Linda Hirshman better articulates the point I was trying to make in my previous post about whether my experience as a stay-at-home dad gives me the authority to advice a president on women's policies as Ann Romney claims her stay-at-home parenting qualifies her.
Although Ann Romney may be a fine spokesperson on some issues, the dirty little secret of angling for female votes is that while all women’s work, inside or outside the home, has the same worth, as Michelle Obama and Barbara Bush sweetly expressed, all women do not have the same interests. Women who work in the home do not have the same interest in the recovery of the formal job market as women who have to work for pay. Indeed, wage-earning women probably have more in common with their paycheck-dependent male co-workers on the subject of economic recovery than with household laborers such as Ann Romney.
That sounds about right. When I was a stay-at-home dad I really didn't spend much time thinking directly about either the delightful job markets of the Clinton years or the real-estate bubble. Nor did I think much of the Cheney/Bush-engineered job-market collapses. I instead mostly spent a lot of time stewing about how to manage our household budget while relying on someone else to provide it.

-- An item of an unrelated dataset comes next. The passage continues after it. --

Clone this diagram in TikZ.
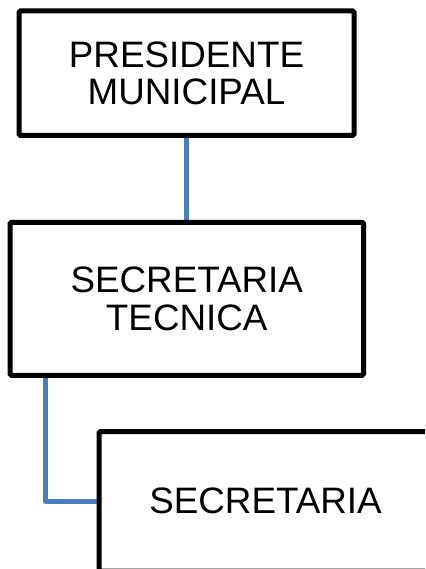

If that had been the sum of my experience of the job market it would not qualify me to say I'd worked a day in my life no matter that as a stay-at-home parent I labored mightily.
Bottom line: In America today most parents are obliged to simultaneously compete for jobs and earn money in the workforce and perform all the duties of domestic consumption at home.
To say that Ann Romney's experience in the home qualifies as workforce experience is as out-of-touch as saying that Mitt Romney's experience at Bain Capital qualifies as parenting.